Transforming Growth Factor-β, Basement Membrane, and Epithelial-Mesenchymal Transdifferentiation: Implications for Fibrosis in Kidney Disease

Abstract

Interstitial fibrosis is characteristic of many clinical entities including diabetes, ureteral obstruction, transplant rejection, and glomerulonephritis. 1 The interstitial fibrosis that accompanies renal disease is a complex process involving derangements in both the synthesis and degradation of collagen and other extracellular matrix proteins.
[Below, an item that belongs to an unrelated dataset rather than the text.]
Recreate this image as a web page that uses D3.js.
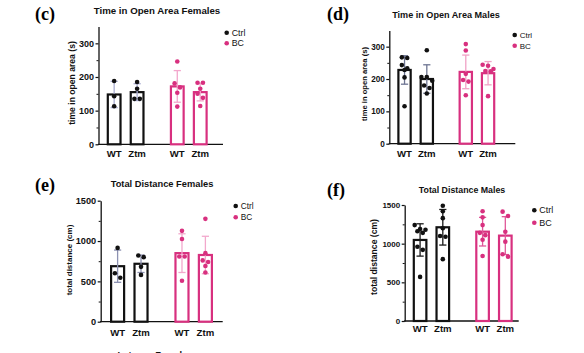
<!DOCTYPE html>
<html><head><meta charset="utf-8">
<script src="https://cdn.jsdelivr.net/npm/d3@7"></script>
<style>
body{margin:0;background:#fff}
svg{display:block}
</style>
</head><body>
<svg id="chart" width="584" height="353"></svg>
<script>
// ---------- DATA ----------
const groups = ["Ctrl", "BC"];
const genotypes = ["WT", "Ztm"];

// (c) Time in Open Area Females, seconds  [group][genotype]
const cPoints = [
  [[188, 143, 113], [185, 165, 135, 135]],
  [[246, 181, 169, 153, 112], [183, 183, 165, 150, 138, 114]]
];
const cMeans = [[148, 155], [172, 155]];
const cSD = [[39, 25], [47, 26]];

// (d) Time in Open Area Males, seconds
const dPoints = [
  [[267, 265, 243, 233, 228, 205, 116], [289, 206, 206, 195, 180, 172, 155]],
  [[308, 288, 216, 197, 192, 150], [244, 241, 231, 225, 224, 147]]
];
const dMeans = [[228, 200], [222, 218]];
const dSD = [[44, 44], [52, 36]];

// (e) Total Distance Females, cm
const ePoints = [
  [[915, 600, 545], [820, 800, 680, 580]],
  [[1126, 1026, 809, 809, 507], [1275, 850, 760, 740, 690, 610]]
];
const eMeans = [[688, 718], [850, 827]];
const eSD = [[200, 108], [240, 232]];

// (f) Total Distance Males, cm
const fPoints = [
  [[1240, 1190, 1180, 1160, 1140, 960, 920, 570], [1490, 1420, 1330, 1200, 1100, 1090, 800]],
  [[1420, 1340, 1240, 1140, 1110, 1050, 840], [1414, 1358, 1155, 1026, 863, 832]]
];
const fMeans = [[1048, 1212], [1155, 1104]];
const fSD = [[209, 230], [185, 245]];

const openAreaTicks = [0, 100, 200, 300];
const openAreaMinor = [50, 150, 250];
const distanceTicks = [0, 500, 1000, 1500];
const distanceMinor = [250, 750, 1250];

// ---------- STYLE / LAYOUT ----------
const BLACK = "#111111";
const PINK = "#d8307f";
const SANS = "'Liberation Sans',Arial,Helvetica,sans-serif";
const SERIF = "'Liberation Serif','Times New Roman',serif";

const panels = [
  { tag: "(c)", title: "Time in Open Area Females", ylab: "time in open area (s)",
    points: cPoints, means: cMeans, sds: cSD, ticks: openAreaTicks, minor: openAreaMinor, yMax: 350,
    x0: 98.5, axisLen: 124.5, gOff: 8.2, gSpan: 101, yBase: 144.3, yTop: 26.5,
    tagX: 35, tagY: 19.7, titleX: 157, titleY: 14, titleSize: 9.7,
    ylabX: 75, ylabY: 83, ylabSize: 8.6, tickSize: 9, xlabY: 157, xlabSize: 9.6,
    legX: 226.7, legY: 32.7, legDy: 10.6, legSize: 8.8,
    errC: ["#a9acd0", "#f3a7cc"] },
  { tag: "(d)", title: "Time in Open Area Males", ylab: "time in open area (s)",
    points: dPoints, means: dMeans, sds: dSD, ticks: openAreaTicks, minor: openAreaMinor, yMax: 350,
    x0: 389.3, axisLen: 126, gOff: 8, gSpan: 98, yBase: 143.7, yTop: 30.5,
    tagX: 327, tagY: 20.3, titleX: 446, titleY: 18, titleSize: 9.1,
    ylabX: 367, ylabY: 84, ylabSize: 7.6, tickSize: 8.2, xlabY: 157, xlabSize: 9.6,
    legX: 514.7, legY: 35, legDy: 10.7, legSize: 8,
    errC: ["#6e7592", "#f0a2c6"] },
  { tag: "(e)", title: "Total Distance Females", ylab: "total distance (cm)",
    points: ePoints, means: eMeans, sds: eSD, ticks: distanceTicks, minor: distanceMinor, yMax: 1500,
    x0: 100.7, axisLen: 122, gOff: 9.3, gSpan: 103, yBase: 321.7, yTop: 200.7,
    tagX: 35, tagY: 190.5, titleX: 162, titleY: 186.5, titleSize: 9.3,
    ylabX: 72, ylabY: 260, ylabSize: 8, tickSize: 9.2, xlabY: 336, xlabSize: 9.6,
    legX: 235.7, legY: 206, legDy: 11.3, legSize: 8.3,
    errC: ["#8d92b2", "#f2a8cc"] },
  { tag: "(f)", title: "Total Distance Males", ylab: "total distance (cm)",
    points: fPoints, means: fMeans, sds: fSD, ticks: distanceTicks, minor: distanceMinor, yMax: 1500,
    x0: 404.7, axisLen: 114, gOff: 8, gSpan: 100, yBase: 321, yTop: 205,
    tagX: 327, tagY: 195.5, titleX: 462, titleY: 192.5, titleSize: 8.8,
    ylabX: 377, ylabY: 257, ylabSize: 8.6, tickSize: 8, xlabY: 332, xlabSize: 9.6,
    legX: 534.3, legY: 210.3, legDy: 12.4, legSize: 9,
    errC: ["#1a1a1a", "#e0589a"] }
];

const svg = d3.select("#chart");
svg.append("rect").attr("width", 584).attr("height", 353).attr("fill", "#fff");

function swarm(vals, y, cx, r) {
  // deterministic row-based spreading of points with near-equal values
  const sorted = vals.map(v => ({ v, py: y(v) })).sort((a, b) => a.py - b.py);
  const rows = [];
  sorted.forEach(p => {
    const last = rows[rows.length - 1];
    if (last && p.py - last[0].py < 2 * r + 0.2) last.push(p); else rows.push([p]);
  });
  const out = [];
  const sp = 2 * r + 0.8;
  rows.forEach(row => row.forEach((p, i) => out.push({ x: cx + (i - (row.length - 1) / 2) * sp, y: p.py })));
  return out;
}

panels.forEach(P => {
  const g = svg.append("g");
  const y = d3.scaleLinear().domain([0, P.yMax]).range([P.yBase, P.yTop]);
  const outer = d3.scaleBand().domain(groups).range([P.x0 + P.gOff, P.x0 + P.gOff + P.gSpan]).paddingInner(0.4);
  const inner = d3.scaleBand().domain(genotypes).range([0, outer.bandwidth()]).paddingInner(0.35);
  const sw = 2.2;

  // panel tag
  g.append("text").attr("x", P.tagX).attr("y", P.tagY).text(P.tag)
    .style("font-family", SERIF).style("font-weight", "bold")
    .style("font-size", "18px").attr("fill", "#000");
  // title
  g.append("text").attr("x", P.titleX).attr("y", P.titleY).attr("text-anchor", "middle")
    .style("font-family", SANS).style("font-weight", "bold").style("font-size", P.titleSize + "px")
    .attr("fill", "#111").text(P.title);

  // y axis
  const ax = g.append("g").attr("transform", `translate(${P.x0},0)`)
    .call(d3.axisLeft(y).tickValues(P.ticks).tickSize(3).tickSizeOuter(0).tickPadding(1.5).tickFormat(d3.format("d")));
  ax.select(".domain").attr("stroke", BLACK).attr("stroke-width", 1.3);
  ax.selectAll(".tick line").attr("stroke", BLACK).attr("stroke-width", 1.2);
  ax.selectAll(".tick text").style("font-size", P.tickSize + "px").style("font-weight", "bold")
    .style("font-family", SANS).attr("fill", "#111");
  const mx = g.append("g").attr("transform", `translate(${P.x0},0)`)
    .call(d3.axisLeft(y).tickValues(P.minor).tickSize(2).tickSizeOuter(0).tickFormat(""));
  mx.select(".domain").remove();
  mx.selectAll(".tick line").attr("stroke", BLACK).attr("stroke-width", 1);

  // x axis line
  g.append("line").attr("x1", P.x0 - 0.6).attr("x2", P.x0 + P.axisLen).attr("y1", y(0)).attr("y2", y(0))
    .attr("stroke", BLACK).attr("stroke-width", 1.3);

  // y label
  g.append("text").attr("transform", `translate(${P.ylabX},${P.ylabY}) rotate(-90)`)
    .attr("text-anchor", "middle").style("font-family", SANS).style("font-weight", "bold")
    .style("font-size", P.ylabSize + "px").attr("fill", "#111").text(P.ylab);

  groups.forEach((grp, gi) => {
    const col = gi === 0 ? BLACK : PINK;
    genotypes.forEach((gen, ki) => {
      const bx = outer(grp) + inner(gen);
      const bw = inner.bandwidth();
      const cx = bx + bw / 2;
      const m = P.means[gi][ki], s = P.sds[gi][ki];
      // bar
      g.append("rect").attr("x", bx + sw / 2).attr("y", y(m)).attr("width", bw - sw)
        .attr("height", y(0) - y(m)).attr("fill", "#fff").attr("stroke", col).attr("stroke-width", sw);
      // error bar
      const ec = P.errC[gi];
      const cap = 3.6;
      g.append("line").attr("x1", cx).attr("x2", cx).attr("y1", y(m + s)).attr("y2", y(m - s))
        .attr("stroke", ec).attr("stroke-width", 1.3);
      [m + s, m - s].forEach(v => g.append("line").attr("x1", cx - cap).attr("x2", cx + cap)
        .attr("y1", y(v)).attr("y2", y(v)).attr("stroke", ec).attr("stroke-width", 1.3));
      // points
      swarm(P.points[gi][ki], y, cx, 2.3).forEach(p =>
        g.append("circle").attr("cx", p.x).attr("cy", p.y).attr("r", 2.3).attr("fill", col));
      // x label
      g.append("text").attr("x", cx).attr("y", P.xlabY).attr("text-anchor", "middle")
        .style("font-family", SANS).style("font-weight", "bold").style("font-size", P.xlabSize + "px")
        .attr("fill", "#111").text(gen);
    });
    // legend
    g.append("circle").attr("cx", P.legX).attr("cy", P.legY + gi * P.legDy).attr("r", 2.3).attr("fill", col);
    g.append("text").attr("x", P.legX + 5).attr("y", P.legY + gi * P.legDy).attr("dy", "0.35em")
      .style("font-family", SANS).style("font-size", P.legSize + "px").attr("fill", "#111").text(grp);
  });
});

// heading of the next panel, cut by the bottom edge as in the reference
svg.append("text").attr("x", 155).attr("y", 358).attr("text-anchor", "middle")
  .style("font-family", SANS).style("font-weight", "bold").style("font-size", "9.3px")
  .attr("fill", "#111").text("Latency Females");
</script>
</body></html>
Cellular sources of the extracellular matrix laid down during the development of interstitial fibrosis include fibroblasts and infiltrating macrophages. 1 The fibroblasts may be resident renal fibroblasts, fibroblasts that migrate into the kidney from external sources, or a specialized population of fibroblasts known as myofibroblasts. 2 Furthermore, recent evidence suggests that during renal injury, renal epithelial cells may transform into fibroblasts in a process known as epithelial-mesenchymal transdifferentiation (EMT). 3,4 The synthesis and processing of extracellular matrix that malfunction in fibrosis are under the complex control of many cytokines and other factors. 1 One cytokine in particular that has been implicated in fibrotic disease, both in the kidney and in other tissues, is transforming growth factor-β (TGF-β). In the accompanying article “Renal Fibrosis: Collagen Composition and Assembly Regulates Epithelial-Mesenchymal Transdifferentiation,” by Zeisberg and colleagues 5 in this issue of The American Journal of Pathology, Zeisberg and co-workers use murine renal cell lines in culture to demonstrate that the integrity of basement membrane collagen has a significant effect on EMT in vitro. They further demonstrate that when basement membrane assembly is disrupted, the production of TGF-β is up-regulated. In this article we will discuss the emerging role of EMT in fibrosis and its regulation, both in vitro and in vivo, with emphasis on effects of TGF-β and collagen IV.